Tuesday 23 July 2019

350 new research positions to be created as part of €40m investment

Photo: Stock Image
Photo: Stock Image

Áine Kenny

AMBER, Ireland's materials science research centre, announced the creation of 350 jobs today as part of their second phase of research.

The new research positions will be created between 2019 and 2025.

This research will focus on the creation of new materials and technologies that minimize environmental impact, improve health, and build a sustainable future, according to AMBER.

AMBER stands for Advanced Materials and BioEngineering Research.

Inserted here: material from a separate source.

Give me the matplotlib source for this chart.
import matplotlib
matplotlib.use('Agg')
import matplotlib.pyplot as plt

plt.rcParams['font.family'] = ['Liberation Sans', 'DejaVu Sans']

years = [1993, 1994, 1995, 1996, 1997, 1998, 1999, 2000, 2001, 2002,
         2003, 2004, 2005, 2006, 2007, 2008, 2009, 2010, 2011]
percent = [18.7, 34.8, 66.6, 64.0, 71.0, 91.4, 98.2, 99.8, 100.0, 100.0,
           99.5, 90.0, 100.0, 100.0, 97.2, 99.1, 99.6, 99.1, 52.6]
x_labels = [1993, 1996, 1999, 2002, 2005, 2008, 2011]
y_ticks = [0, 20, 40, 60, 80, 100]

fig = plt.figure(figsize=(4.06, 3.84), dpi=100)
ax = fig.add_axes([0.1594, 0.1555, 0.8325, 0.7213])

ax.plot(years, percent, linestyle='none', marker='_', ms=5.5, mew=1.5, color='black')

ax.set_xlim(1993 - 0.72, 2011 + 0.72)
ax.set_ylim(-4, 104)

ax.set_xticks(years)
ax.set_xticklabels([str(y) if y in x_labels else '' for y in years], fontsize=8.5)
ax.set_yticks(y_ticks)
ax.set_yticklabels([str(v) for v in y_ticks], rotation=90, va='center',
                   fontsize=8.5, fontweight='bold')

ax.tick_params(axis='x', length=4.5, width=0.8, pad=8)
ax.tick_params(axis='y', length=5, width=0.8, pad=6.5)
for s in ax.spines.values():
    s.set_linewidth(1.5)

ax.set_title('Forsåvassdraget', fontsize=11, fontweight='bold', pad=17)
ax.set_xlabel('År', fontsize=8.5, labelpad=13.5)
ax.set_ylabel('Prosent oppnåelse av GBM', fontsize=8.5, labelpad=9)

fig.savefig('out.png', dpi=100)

Materials science can be described as the "the science of stuff". 

AMBER researchers look for materials that can transform everyday products like mobile phones, knee implants, batteries to beer bottles.

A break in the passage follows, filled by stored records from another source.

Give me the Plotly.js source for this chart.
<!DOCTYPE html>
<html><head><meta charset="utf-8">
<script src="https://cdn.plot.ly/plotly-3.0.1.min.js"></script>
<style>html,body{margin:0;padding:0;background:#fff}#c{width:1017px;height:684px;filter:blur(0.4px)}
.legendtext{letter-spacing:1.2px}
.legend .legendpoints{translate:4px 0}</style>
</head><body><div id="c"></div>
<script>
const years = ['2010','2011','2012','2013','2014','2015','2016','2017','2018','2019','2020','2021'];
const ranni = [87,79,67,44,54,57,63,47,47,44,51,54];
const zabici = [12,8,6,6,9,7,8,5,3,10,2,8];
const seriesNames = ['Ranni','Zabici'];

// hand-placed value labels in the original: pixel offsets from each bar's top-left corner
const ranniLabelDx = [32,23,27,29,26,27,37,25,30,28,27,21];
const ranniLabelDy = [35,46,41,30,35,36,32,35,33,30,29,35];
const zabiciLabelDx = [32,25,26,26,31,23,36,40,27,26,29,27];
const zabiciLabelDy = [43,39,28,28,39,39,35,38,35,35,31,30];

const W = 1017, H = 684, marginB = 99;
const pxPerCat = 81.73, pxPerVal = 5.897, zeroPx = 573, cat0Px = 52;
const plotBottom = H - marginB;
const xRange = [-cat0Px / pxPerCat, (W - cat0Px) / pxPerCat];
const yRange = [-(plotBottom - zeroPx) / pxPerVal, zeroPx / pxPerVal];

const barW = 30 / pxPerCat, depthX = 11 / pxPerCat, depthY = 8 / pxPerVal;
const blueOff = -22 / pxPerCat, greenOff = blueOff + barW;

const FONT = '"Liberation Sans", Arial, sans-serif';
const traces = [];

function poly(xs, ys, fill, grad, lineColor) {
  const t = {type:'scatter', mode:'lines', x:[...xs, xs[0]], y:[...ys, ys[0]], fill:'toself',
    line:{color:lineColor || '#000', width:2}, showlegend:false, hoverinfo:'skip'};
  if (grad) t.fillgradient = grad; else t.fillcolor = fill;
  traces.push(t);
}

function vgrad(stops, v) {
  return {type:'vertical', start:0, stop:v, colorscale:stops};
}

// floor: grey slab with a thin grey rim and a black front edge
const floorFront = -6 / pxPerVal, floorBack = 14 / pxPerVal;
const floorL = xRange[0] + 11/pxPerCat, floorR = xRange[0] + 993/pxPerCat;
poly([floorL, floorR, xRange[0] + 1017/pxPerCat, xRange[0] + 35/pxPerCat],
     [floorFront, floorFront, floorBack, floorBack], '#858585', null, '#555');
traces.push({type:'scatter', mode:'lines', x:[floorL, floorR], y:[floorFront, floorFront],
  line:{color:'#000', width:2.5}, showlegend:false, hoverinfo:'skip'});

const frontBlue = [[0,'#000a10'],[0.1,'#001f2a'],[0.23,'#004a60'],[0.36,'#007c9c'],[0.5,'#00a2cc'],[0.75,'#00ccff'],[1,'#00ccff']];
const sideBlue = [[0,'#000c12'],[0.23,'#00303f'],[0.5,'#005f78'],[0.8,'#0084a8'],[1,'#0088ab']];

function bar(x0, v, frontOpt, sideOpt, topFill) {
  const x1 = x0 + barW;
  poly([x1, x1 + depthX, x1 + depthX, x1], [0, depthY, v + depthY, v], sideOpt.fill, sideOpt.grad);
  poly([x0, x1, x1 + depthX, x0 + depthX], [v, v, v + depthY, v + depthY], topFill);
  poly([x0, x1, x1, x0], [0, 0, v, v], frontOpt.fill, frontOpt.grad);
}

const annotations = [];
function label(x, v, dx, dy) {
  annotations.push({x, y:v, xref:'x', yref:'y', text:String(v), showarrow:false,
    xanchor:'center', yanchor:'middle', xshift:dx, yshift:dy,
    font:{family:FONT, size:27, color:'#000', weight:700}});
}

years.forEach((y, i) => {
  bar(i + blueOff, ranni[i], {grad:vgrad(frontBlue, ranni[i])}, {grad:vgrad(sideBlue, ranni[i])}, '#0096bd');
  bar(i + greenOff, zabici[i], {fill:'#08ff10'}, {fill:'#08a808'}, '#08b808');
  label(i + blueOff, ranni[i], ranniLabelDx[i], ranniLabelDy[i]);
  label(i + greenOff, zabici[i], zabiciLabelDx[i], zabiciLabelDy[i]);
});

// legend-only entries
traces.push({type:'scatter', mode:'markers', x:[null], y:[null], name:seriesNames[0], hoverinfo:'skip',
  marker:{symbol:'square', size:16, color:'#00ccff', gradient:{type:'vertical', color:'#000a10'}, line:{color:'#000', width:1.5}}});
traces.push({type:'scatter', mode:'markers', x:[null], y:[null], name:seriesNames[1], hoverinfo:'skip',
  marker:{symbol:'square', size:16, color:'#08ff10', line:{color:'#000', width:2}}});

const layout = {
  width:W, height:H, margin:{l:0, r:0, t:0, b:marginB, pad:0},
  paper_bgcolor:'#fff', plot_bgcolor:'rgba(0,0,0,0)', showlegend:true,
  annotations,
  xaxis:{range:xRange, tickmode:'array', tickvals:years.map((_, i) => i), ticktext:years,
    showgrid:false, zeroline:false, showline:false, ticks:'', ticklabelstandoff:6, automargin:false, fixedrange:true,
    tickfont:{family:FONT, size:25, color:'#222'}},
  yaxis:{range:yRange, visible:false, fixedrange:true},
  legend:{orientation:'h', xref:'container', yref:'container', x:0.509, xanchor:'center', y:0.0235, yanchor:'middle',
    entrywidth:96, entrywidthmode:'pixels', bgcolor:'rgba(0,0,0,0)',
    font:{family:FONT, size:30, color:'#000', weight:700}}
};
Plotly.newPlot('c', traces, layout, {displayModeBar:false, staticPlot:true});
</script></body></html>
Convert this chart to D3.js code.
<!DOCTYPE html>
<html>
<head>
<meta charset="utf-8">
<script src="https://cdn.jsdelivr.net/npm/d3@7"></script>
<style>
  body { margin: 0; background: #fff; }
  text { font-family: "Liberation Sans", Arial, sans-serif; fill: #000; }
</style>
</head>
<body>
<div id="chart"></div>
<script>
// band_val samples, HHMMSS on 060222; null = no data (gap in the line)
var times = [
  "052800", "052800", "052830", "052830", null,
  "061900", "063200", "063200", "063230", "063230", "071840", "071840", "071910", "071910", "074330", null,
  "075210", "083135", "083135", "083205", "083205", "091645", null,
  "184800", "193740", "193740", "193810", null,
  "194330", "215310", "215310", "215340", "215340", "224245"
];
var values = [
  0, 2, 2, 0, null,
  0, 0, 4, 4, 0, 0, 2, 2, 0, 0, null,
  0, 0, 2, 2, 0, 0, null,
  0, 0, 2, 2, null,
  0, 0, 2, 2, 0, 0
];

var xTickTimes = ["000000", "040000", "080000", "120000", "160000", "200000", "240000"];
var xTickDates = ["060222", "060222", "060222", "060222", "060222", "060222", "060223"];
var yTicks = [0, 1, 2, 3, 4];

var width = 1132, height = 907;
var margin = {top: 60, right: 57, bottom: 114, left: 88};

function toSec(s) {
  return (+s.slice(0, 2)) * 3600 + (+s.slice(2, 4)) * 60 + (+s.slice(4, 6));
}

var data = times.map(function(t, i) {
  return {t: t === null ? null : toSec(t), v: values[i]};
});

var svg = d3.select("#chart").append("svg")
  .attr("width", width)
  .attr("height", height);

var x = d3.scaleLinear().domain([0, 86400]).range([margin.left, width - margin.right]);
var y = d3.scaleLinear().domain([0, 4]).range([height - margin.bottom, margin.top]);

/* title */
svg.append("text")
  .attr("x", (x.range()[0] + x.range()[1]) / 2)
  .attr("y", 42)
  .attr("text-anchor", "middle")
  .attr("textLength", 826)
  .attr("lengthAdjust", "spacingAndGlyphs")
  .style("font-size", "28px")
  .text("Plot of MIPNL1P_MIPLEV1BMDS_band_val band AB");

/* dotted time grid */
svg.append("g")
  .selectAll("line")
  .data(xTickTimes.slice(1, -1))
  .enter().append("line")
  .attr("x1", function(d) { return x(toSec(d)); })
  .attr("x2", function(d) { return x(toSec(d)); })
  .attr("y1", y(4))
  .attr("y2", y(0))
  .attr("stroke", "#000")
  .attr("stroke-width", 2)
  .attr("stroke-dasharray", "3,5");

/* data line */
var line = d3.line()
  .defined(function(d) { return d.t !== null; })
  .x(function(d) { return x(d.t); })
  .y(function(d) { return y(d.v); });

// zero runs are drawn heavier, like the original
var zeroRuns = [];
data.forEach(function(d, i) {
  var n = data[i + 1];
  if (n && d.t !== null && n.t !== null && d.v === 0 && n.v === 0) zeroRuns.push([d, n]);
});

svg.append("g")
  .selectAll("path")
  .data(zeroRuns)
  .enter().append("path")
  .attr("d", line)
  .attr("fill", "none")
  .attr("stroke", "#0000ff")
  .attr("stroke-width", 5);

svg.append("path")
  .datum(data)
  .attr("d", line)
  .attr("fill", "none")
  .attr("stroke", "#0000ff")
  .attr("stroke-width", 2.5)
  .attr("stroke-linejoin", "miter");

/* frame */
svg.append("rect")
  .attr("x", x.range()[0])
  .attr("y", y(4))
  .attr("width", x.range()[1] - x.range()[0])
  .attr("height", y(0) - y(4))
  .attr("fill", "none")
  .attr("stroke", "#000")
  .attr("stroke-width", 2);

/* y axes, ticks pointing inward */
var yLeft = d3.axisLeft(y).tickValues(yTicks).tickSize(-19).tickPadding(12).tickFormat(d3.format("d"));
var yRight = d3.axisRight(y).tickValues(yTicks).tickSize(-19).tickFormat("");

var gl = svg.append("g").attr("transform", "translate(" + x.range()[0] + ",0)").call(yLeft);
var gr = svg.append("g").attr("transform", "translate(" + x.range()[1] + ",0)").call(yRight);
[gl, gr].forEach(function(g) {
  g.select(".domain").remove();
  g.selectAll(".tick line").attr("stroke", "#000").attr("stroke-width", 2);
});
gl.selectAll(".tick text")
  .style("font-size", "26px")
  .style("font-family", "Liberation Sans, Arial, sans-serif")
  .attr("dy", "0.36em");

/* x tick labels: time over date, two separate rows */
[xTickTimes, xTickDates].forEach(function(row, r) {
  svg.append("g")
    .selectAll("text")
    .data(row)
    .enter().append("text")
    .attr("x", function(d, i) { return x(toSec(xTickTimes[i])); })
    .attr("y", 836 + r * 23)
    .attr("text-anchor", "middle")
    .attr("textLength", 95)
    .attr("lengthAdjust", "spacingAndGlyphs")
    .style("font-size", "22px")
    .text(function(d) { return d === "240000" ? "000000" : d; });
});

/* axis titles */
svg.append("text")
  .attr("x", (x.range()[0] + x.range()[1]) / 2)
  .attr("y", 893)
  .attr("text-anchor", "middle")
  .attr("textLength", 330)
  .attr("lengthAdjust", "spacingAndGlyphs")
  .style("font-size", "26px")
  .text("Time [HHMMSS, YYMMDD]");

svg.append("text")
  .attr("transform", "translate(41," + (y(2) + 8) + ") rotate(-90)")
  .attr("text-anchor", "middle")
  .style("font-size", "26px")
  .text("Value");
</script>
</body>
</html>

This new funding will expand AMBER’s remit into materials for sustainability. AMBER claim this will help to develop "Irish science to support a green revolution and play a significant part in tackling climate change and supporting the circular economy."

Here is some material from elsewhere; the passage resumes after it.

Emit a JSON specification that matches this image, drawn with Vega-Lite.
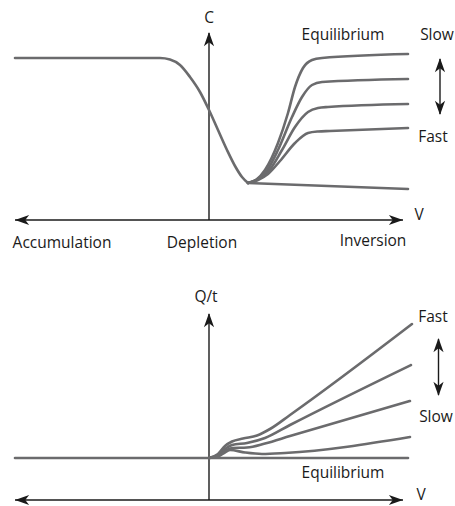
{
  "$schema": "https://vega.github.io/schema/vega-lite/v6.json",
  "width": 455,
  "height": 506,
  "autosize": {"type": "fit", "contains": "padding"},
  "padding": 0,
  "background": "white",
  "config": {"view": {"stroke": null}},
  "datasets": {
    "curves": [
      {"s": "desc", "x": 15, "y": 58}, {"s": "desc", "x": 160, "y": 58}, {"s": "desc", "x": 170, "y": 59.5}, {"s": "desc", "x": 180, "y": 65}, {"s": "desc", "x": 190, "y": 77}, {"s": "desc", "x": 200, "y": 92}, {"s": "desc", "x": 209, "y": 110}, {"s": "desc", "x": 218, "y": 130}, {"s": "desc", "x": 227, "y": 150}, {"s": "desc", "x": 235, "y": 166}, {"s": "desc", "x": 242, "y": 177}, {"s": "desc", "x": 248, "y": 183},
      {"s": "c1", "x": 248, "y": 183}, {"s": "c1", "x": 256, "y": 180}, {"s": "c1", "x": 265, "y": 170}, {"s": "c1", "x": 278, "y": 143}, {"s": "c1", "x": 288, "y": 113}, {"s": "c1", "x": 295, "y": 87}, {"s": "c1", "x": 303, "y": 68}, {"s": "c1", "x": 312, "y": 60}, {"s": "c1", "x": 322, "y": 58}, {"s": "c1", "x": 408, "y": 54},
      {"s": "c2", "x": 248, "y": 183}, {"s": "c2", "x": 256, "y": 180}, {"s": "c2", "x": 266, "y": 172}, {"s": "c2", "x": 278, "y": 150}, {"s": "c2", "x": 292, "y": 117}, {"s": "c2", "x": 302, "y": 97}, {"s": "c2", "x": 312, "y": 85}, {"s": "c2", "x": 322, "y": 82}, {"s": "c2", "x": 408, "y": 79},
      {"s": "c3", "x": 248, "y": 183}, {"s": "c3", "x": 257, "y": 180}, {"s": "c3", "x": 268, "y": 172}, {"s": "c3", "x": 282, "y": 150}, {"s": "c3", "x": 295, "y": 127}, {"s": "c3", "x": 308, "y": 112}, {"s": "c3", "x": 318, "y": 108}, {"s": "c3", "x": 328, "y": 107}, {"s": "c3", "x": 408, "y": 104},
      {"s": "c4", "x": 248, "y": 183}, {"s": "c4", "x": 258, "y": 180}, {"s": "c4", "x": 268, "y": 174}, {"s": "c4", "x": 280, "y": 161}, {"s": "c4", "x": 295, "y": 143}, {"s": "c4", "x": 308, "y": 133}, {"s": "c4", "x": 318, "y": 131.5}, {"s": "c4", "x": 330, "y": 131}, {"s": "c4", "x": 408, "y": 128},
      {"s": "c5", "x": 248, "y": 183}, {"s": "c5", "x": 408, "y": 189},
      {"s": "b0", "x": 15, "y": 458}, {"s": "b0", "x": 408, "y": 458},
      {"s": "b1", "x": 209, "y": 458}, {"s": "b1", "x": 218, "y": 454}, {"s": "b1", "x": 225, "y": 446}, {"s": "b1", "x": 232, "y": 441.5}, {"s": "b1", "x": 243, "y": 438.5}, {"s": "b1", "x": 257, "y": 435.5}, {"s": "b1", "x": 270, "y": 429}, {"s": "b1", "x": 290, "y": 415}, {"s": "b1", "x": 412, "y": 324},
      {"s": "b2", "x": 209, "y": 458}, {"s": "b2", "x": 218, "y": 455}, {"s": "b2", "x": 225, "y": 449}, {"s": "b2", "x": 232, "y": 445}, {"s": "b2", "x": 247, "y": 443}, {"s": "b2", "x": 265, "y": 438}, {"s": "b2", "x": 290, "y": 425}, {"s": "b2", "x": 411, "y": 365},
      {"s": "b3", "x": 209, "y": 458}, {"s": "b3", "x": 218, "y": 456}, {"s": "b3", "x": 225, "y": 451}, {"s": "b3", "x": 232, "y": 448}, {"s": "b3", "x": 247, "y": 447.5}, {"s": "b3", "x": 265, "y": 443.5}, {"s": "b3", "x": 290, "y": 436}, {"s": "b3", "x": 410, "y": 401},
      {"s": "b4", "x": 209, "y": 458}, {"s": "b4", "x": 218, "y": 456.5}, {"s": "b4", "x": 224, "y": 453}, {"s": "b4", "x": 230, "y": 450}, {"s": "b4", "x": 245, "y": 452.5}, {"s": "b4", "x": 262, "y": 454}, {"s": "b4", "x": 285, "y": 453}, {"s": "b4", "x": 410, "y": 437}
    ],
    "axes": [
      {"x": 15, "y": 220, "x2": 403, "y2": 220},
      {"x": 209, "y": 220, "x2": 209, "y2": 33},
      {"x": 440, "y": 59, "x2": 440, "y2": 114},
      {"x": 15, "y": 500, "x2": 403, "y2": 500},
      {"x": 209, "y": 500, "x2": 209, "y2": 314},
      {"x": 438.5, "y": 339, "x2": 438.5, "y2": 395}
    ],
    "arrows": [
      {"x": 15, "y": 220, "dir": "left"},
      {"x": 403, "y": 220, "dir": "right"},
      {"x": 209, "y": 32, "dir": "up"},
      {"x": 440, "y": 58, "dir": "up"},
      {"x": 440, "y": 115, "dir": "down"},
      {"x": 15, "y": 500, "dir": "left"},
      {"x": 403, "y": 500, "dir": "right"},
      {"x": 209, "y": 313, "dir": "up"},
      {"x": 438.5, "y": 338, "dir": "up"},
      {"x": 438.5, "y": 396, "dir": "down"}
    ],
    "labels": [
      {"x": 209, "y": 23, "t": "C"},
      {"x": 419, "y": 220, "t": "V"},
      {"x": 62, "y": 248, "t": "Accumulation"},
      {"x": 202, "y": 248, "t": "Depletion"},
      {"x": 373, "y": 246, "t": "Inversion"},
      {"x": 343, "y": 39.5, "t": "Equilibrium"},
      {"x": 437, "y": 39.5, "t": "Slow"},
      {"x": 433, "y": 141.5, "t": "Fast"},
      {"x": 206, "y": 301.5, "t": "Q/t"},
      {"x": 433, "y": 321.5, "t": "Fast"},
      {"x": 436, "y": 421.5, "t": "Slow"},
      {"x": 343, "y": 478, "t": "Equilibrium"},
      {"x": 421, "y": 500, "t": "V"}
    ]
  },
  "layer": [
    {
      "data": {"name": "axes"},
      "mark": {"type": "rule", "color": "#1a1a1a", "strokeWidth": 1.4},
      "encoding": {
        "x": {"field": "x", "type": "quantitative", "scale": {"domain": [0, 455]}, "axis": null},
        "y": {"field": "y", "type": "quantitative", "scale": {"domain": [0, 506], "reverse": true}, "axis": null},
        "x2": {"field": "x2"},
        "y2": {"field": "y2"}
      }
    },
    {
      "data": {"name": "curves"},
      "mark": {"type": "line", "color": "#6b6b6d", "strokeWidth": 2.6, "interpolate": "monotone", "strokeCap": "round"},
      "encoding": {
        "x": {"field": "x", "type": "quantitative", "scale": {"domain": [0, 455]}, "axis": null},
        "y": {"field": "y", "type": "quantitative", "scale": {"domain": [0, 506], "reverse": true}, "axis": null},
        "detail": {"field": "s", "type": "nominal"},
        "order": {"field": "x", "type": "quantitative"}
      }
    },
    {
      "data": {"name": "arrows"},
      "mark": {"type": "point", "filled": true, "color": "#1a1a1a", "opacity": 1, "size": 200},
      "encoding": {
        "x": {"field": "x", "type": "quantitative", "scale": {"domain": [0, 455]}, "axis": null},
        "y": {"field": "y", "type": "quantitative", "scale": {"domain": [0, 506], "reverse": true}, "axis": null},
        "shape": {
          "field": "dir", "type": "nominal", "legend": null,
          "scale": {
            "domain": ["left", "right", "up", "down"],
            "range": [
              "M0,0 L2,-0.72 L1.45,0 L2,0.72 Z",
              "M0,0 L-2,-0.72 L-1.45,0 L-2,0.72 Z",
              "M0,0 L-0.72,2 L0,1.45 L0.72,2 Z",
              "M0,0 L-0.72,-2 L0,-1.45 L0.72,-2 Z"
            ]
          }
        }
      }
    },
    {
      "data": {"name": "labels"},
      "mark": {"type": "text", "font": "Open Sans", "fontSize": 15.5, "color": "#1a1a1a", "align": "center", "baseline": "alphabetic"},
      "encoding": {
        "x": {"field": "x", "type": "quantitative", "scale": {"domain": [0, 455]}, "axis": null},
        "y": {"field": "y", "type": "quantitative", "scale": {"domain": [0, 506], "reverse": true}, "axis": null},
        "text": {"field": "t", "type": "nominal"}
      }
    }
  ]
}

The Research Centre also work with industry to reduce waste and increase resource efficiency.

An example of AMBER's research is investigating sustainable biopolymers as alternatives to synthetic polymers.

Polymers are the components of every day products. An example of a synthetic polymer is nylon. Most synthetic polymers are non-biodegradable and this is why plastic, which contains many polymers, is so difficult to break down.

An example of a biopolymer would be a biodegradable plastic made from microorganisms that feed on seaweed. This is sustainable and non-polluting.

AMBER also hope to create new energy technologies and innovative materials for harvesting, delivering, and storing energy.

An example of this technology would be cost-effective thermo-electric generators or high-performing magnets for energy applications. These would reduce Ireland's reliance on fossil fuels for energy and therefore reduce environmentally damaging emissions.

AMBER's new research phase is being funded by €40 million over six years from Science Foundation Ireland’s Research Centres Programme, coupled with €77 million from cash and in-kind contributions, which AMBER will raise from industry and non-exchequer sources through their international research activities.

AMBER is headquartered at Trinity College Dublin.